-- BEGIN THE DATA --

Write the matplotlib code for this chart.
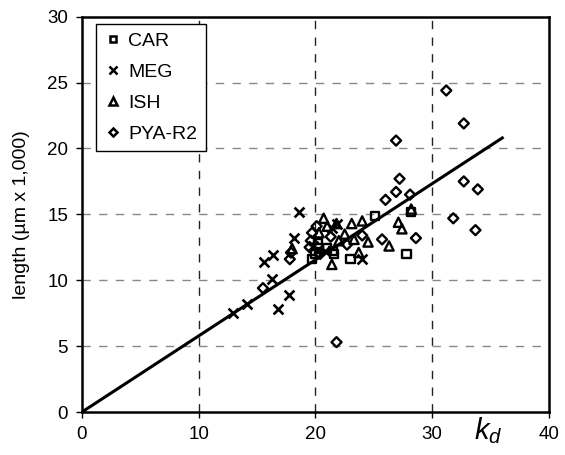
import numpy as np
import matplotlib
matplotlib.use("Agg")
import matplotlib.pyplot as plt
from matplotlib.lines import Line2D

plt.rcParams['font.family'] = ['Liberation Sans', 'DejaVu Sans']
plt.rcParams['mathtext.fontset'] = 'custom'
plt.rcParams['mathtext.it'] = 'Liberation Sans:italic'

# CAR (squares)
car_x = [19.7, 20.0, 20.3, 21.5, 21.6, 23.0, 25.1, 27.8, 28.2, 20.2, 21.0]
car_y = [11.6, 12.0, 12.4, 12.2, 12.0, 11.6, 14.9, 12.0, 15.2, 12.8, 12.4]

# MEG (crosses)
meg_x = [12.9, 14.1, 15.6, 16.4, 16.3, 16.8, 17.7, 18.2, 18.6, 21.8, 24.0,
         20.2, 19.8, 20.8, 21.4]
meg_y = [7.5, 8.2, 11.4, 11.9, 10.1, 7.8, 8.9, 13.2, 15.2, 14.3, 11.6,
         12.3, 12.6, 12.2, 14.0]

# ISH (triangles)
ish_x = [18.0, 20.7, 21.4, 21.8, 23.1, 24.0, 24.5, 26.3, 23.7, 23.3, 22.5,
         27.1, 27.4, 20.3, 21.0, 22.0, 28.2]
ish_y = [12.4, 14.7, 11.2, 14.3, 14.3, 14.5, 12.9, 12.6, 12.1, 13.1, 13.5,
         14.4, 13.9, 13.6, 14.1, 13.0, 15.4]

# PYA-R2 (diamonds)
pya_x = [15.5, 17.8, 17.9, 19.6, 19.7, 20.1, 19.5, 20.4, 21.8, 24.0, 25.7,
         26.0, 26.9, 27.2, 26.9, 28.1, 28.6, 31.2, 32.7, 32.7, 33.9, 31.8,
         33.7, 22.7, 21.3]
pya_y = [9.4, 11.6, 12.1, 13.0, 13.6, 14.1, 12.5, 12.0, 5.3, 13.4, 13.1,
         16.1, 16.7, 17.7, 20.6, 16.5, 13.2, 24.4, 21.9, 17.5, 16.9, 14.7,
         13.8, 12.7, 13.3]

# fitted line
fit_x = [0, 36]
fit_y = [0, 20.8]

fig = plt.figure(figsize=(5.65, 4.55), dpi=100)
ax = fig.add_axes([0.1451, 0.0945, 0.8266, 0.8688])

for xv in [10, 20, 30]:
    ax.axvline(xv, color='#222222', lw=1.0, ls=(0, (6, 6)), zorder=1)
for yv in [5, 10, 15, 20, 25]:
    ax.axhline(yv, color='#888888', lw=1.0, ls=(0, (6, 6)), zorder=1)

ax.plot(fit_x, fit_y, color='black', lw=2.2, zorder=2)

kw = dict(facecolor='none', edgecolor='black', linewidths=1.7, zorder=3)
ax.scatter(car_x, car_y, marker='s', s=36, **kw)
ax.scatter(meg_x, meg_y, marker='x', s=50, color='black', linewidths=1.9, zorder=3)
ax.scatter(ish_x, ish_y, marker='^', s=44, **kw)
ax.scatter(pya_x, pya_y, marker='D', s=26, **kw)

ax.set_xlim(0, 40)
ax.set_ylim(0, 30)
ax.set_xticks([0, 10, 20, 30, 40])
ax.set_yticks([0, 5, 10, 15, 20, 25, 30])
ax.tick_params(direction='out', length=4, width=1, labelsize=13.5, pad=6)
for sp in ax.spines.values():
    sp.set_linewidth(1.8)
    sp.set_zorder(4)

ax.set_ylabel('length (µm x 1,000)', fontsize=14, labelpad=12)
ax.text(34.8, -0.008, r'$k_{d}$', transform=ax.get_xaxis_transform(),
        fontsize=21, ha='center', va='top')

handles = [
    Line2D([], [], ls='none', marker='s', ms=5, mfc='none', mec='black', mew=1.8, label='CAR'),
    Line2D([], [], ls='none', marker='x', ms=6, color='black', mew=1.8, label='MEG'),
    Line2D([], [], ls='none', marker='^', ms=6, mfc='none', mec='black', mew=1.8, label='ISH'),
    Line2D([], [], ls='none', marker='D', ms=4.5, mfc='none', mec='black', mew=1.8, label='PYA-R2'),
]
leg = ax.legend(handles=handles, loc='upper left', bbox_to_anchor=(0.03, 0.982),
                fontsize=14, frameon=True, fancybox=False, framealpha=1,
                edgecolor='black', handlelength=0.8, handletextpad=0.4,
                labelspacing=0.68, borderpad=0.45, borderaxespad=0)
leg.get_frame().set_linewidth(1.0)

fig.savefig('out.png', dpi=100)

-- END THE DATA --
-- BEGIN THE DATA --

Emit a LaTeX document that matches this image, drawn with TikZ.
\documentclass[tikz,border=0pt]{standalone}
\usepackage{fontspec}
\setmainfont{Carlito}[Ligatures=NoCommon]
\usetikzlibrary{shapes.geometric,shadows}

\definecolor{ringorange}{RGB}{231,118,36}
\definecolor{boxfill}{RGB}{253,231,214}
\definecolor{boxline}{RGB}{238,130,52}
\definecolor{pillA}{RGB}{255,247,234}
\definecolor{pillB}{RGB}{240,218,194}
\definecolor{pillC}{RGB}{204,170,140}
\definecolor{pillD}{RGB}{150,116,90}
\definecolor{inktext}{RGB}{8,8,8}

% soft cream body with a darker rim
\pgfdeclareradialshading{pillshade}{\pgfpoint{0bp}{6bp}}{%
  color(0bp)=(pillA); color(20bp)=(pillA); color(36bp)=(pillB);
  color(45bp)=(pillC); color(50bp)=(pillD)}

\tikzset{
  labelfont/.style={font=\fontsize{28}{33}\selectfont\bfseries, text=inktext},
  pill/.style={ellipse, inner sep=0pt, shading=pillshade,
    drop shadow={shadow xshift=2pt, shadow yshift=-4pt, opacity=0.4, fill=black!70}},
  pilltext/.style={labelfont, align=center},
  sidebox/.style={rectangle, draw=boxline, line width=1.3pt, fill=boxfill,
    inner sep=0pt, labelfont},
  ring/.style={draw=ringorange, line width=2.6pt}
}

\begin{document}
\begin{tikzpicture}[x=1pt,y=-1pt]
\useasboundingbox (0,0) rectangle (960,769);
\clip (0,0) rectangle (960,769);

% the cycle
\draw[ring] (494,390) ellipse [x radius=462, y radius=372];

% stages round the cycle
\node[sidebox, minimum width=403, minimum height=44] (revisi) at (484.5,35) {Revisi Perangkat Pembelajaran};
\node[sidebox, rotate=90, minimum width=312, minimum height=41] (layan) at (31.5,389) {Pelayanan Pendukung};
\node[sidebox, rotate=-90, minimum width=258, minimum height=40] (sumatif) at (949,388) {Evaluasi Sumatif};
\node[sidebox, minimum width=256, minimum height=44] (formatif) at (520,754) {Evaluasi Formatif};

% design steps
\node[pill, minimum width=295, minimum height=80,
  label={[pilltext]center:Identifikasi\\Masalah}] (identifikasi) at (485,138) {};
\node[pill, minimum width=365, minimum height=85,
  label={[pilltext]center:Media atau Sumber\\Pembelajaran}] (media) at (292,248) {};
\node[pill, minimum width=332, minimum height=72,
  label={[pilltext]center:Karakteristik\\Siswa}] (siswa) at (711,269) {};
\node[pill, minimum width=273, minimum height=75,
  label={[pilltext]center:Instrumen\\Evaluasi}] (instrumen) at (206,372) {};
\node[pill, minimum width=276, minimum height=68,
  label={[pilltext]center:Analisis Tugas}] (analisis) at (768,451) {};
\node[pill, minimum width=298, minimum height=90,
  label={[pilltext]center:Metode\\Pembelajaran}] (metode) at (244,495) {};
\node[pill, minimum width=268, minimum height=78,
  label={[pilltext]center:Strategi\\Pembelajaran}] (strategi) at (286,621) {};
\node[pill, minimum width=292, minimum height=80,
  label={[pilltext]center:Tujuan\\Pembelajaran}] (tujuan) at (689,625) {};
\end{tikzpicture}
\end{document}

-- END THE DATA --
-- BEGIN THE DATA --

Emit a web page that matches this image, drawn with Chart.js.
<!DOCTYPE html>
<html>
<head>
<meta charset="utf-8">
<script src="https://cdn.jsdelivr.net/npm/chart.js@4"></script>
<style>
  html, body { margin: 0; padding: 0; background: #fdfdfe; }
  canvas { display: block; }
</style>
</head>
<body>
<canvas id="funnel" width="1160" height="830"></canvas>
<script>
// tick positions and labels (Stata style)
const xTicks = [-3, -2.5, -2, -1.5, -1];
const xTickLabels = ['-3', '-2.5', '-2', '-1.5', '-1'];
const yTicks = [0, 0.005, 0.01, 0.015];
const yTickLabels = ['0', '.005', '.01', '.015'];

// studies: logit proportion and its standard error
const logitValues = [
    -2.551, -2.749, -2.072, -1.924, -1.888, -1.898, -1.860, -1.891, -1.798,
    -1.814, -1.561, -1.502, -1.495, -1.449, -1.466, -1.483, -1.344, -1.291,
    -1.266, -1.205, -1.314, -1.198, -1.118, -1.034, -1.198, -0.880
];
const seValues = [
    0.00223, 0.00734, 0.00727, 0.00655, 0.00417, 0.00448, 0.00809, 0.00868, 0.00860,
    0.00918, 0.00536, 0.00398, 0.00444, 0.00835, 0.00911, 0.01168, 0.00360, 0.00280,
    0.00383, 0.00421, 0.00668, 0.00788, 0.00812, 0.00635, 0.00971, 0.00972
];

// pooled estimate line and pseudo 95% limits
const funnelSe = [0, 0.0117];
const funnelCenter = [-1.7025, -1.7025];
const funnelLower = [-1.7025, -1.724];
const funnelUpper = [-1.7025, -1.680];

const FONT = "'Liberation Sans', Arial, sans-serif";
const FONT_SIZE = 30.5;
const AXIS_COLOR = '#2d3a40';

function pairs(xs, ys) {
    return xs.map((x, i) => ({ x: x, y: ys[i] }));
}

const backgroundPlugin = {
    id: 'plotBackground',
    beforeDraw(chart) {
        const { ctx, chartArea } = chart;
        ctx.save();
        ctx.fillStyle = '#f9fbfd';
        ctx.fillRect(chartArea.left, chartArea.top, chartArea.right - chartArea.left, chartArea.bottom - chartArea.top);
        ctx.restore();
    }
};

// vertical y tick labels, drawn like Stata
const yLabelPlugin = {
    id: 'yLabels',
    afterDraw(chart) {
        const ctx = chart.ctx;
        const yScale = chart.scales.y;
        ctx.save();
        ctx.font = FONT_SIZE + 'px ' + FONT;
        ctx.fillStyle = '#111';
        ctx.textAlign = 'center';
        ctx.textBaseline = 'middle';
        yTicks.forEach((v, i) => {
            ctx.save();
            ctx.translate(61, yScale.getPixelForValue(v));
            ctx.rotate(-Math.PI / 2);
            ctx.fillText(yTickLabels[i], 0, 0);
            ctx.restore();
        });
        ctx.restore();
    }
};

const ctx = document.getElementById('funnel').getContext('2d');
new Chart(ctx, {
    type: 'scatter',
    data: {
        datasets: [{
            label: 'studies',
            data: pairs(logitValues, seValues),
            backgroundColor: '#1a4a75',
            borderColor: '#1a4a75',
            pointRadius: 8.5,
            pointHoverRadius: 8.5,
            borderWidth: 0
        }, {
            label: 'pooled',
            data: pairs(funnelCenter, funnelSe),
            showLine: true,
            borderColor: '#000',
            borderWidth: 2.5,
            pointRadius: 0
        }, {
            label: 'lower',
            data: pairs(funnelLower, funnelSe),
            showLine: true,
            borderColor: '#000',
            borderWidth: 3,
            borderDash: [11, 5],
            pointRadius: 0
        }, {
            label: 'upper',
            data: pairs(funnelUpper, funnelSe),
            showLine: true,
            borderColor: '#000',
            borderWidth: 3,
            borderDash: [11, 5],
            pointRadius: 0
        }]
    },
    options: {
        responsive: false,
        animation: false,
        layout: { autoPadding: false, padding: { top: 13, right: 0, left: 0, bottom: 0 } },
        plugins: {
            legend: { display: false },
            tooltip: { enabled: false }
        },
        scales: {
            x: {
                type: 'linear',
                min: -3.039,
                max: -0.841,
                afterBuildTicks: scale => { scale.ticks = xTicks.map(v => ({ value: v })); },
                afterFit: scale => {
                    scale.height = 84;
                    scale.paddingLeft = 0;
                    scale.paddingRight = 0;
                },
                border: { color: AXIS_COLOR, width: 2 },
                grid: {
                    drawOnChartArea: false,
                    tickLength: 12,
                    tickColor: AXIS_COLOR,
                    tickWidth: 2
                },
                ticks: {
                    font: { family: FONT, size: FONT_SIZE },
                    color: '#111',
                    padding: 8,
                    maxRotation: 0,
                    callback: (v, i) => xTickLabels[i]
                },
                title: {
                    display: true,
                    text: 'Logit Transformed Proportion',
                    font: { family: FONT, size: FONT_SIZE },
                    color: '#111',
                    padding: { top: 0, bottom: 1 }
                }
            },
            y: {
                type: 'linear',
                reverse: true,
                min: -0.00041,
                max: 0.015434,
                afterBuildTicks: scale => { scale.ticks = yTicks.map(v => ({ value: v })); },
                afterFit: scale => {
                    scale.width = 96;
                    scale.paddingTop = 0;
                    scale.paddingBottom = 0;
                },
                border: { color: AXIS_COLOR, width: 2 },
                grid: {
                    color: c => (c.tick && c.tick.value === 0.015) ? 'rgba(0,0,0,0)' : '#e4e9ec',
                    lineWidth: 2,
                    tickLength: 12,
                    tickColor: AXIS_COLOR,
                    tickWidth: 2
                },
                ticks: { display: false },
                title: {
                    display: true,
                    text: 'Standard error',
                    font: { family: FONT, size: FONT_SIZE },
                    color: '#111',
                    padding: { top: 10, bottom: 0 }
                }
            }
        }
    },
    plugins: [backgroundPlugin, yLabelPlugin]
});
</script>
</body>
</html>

-- END THE DATA --

TASK PROMPT ->
Your task is to retype exactly the lines from the one containing "Write the matplotlib code for this chart." through the one containing "color='#888888', lw=1.0, ls=(0, (6, 6)), zorder=1)", leaving every picture out.

SOLUTION TO THE PROBLEM ->
Write the matplotlib code for this chart.
import numpy as np
import matplotlib
matplotlib.use("Agg")
import matplotlib.pyplot as plt
from matplotlib.lines import Line2D

plt.rcParams['font.family'] = ['Liberation Sans', 'DejaVu Sans']
plt.rcParams['mathtext.fontset'] = 'custom'
plt.rcParams['mathtext.it'] = 'Liberation Sans:italic'

# CAR (squares)
car_x = [19.7, 20.0, 20.3, 21.5, 21.6, 23.0, 25.1, 27.8, 28.2, 20.2, 21.0]
car_y = [11.6, 12.0, 12.4, 12.2, 12.0, 11.6, 14.9, 12.0, 15.2, 12.8, 12.4]

# MEG (crosses)
meg_x = [12.9, 14.1, 15.6, 16.4, 16.3, 16.8, 17.7, 18.2, 18.6, 21.8, 24.0,
         20.2, 19.8, 20.8, 21.4]
meg_y = [7.5, 8.2, 11.4, 11.9, 10.1, 7.8, 8.9, 13.2, 15.2, 14.3, 11.6,
         12.3, 12.6, 12.2, 14.0]

# ISH (triangles)
ish_x = [18.0, 20.7, 21.4, 21.8, 23.1, 24.0, 24.5, 26.3, 23.7, 23.3, 22.5,
         27.1, 27.4, 20.3, 21.0, 22.0, 28.2]
ish_y = [12.4, 14.7, 11.2, 14.3, 14.3, 14.5, 12.9, 12.6, 12.1, 13.1, 13.5,
         14.4, 13.9, 13.6, 14.1, 13.0, 15.4]

# PYA-R2 (diamonds)
pya_x = [15.5, 17.8, 17.9, 19.6, 19.7, 20.1, 19.5, 20.4, 21.8, 24.0, 25.7,
         26.0, 26.9, 27.2, 26.9, 28.1, 28.6, 31.2, 32.7, 32.7, 33.9, 31.8,
         33.7, 22.7, 21.3]
pya_y = [9.4, 11.6, 12.1, 13.0, 13.6, 14.1, 12.5, 12.0, 5.3, 13.4, 13.1,
         16.1, 16.7, 17.7, 20.6, 16.5, 13.2, 24.4, 21.9, 17.5, 16.9, 14.7,
         13.8, 12.7, 13.3]

# fitted line
fit_x = [0, 36]
fit_y = [0, 20.8]

fig = plt.figure(figsize=(5.65, 4.55), dpi=100)
ax = fig.add_axes([0.1451, 0.0945, 0.8266, 0.8688])

for xv in [10, 20, 30]:
    ax.axvline(xv, color='#222222', lw=1.0, ls=(0, (6, 6)), zorder=1)
for yv in [5, 10, 15, 20, 25]:
    ax.axhline(yv, color='#888888', lw=1.0, ls=(0, (6, 6)), zorder=1)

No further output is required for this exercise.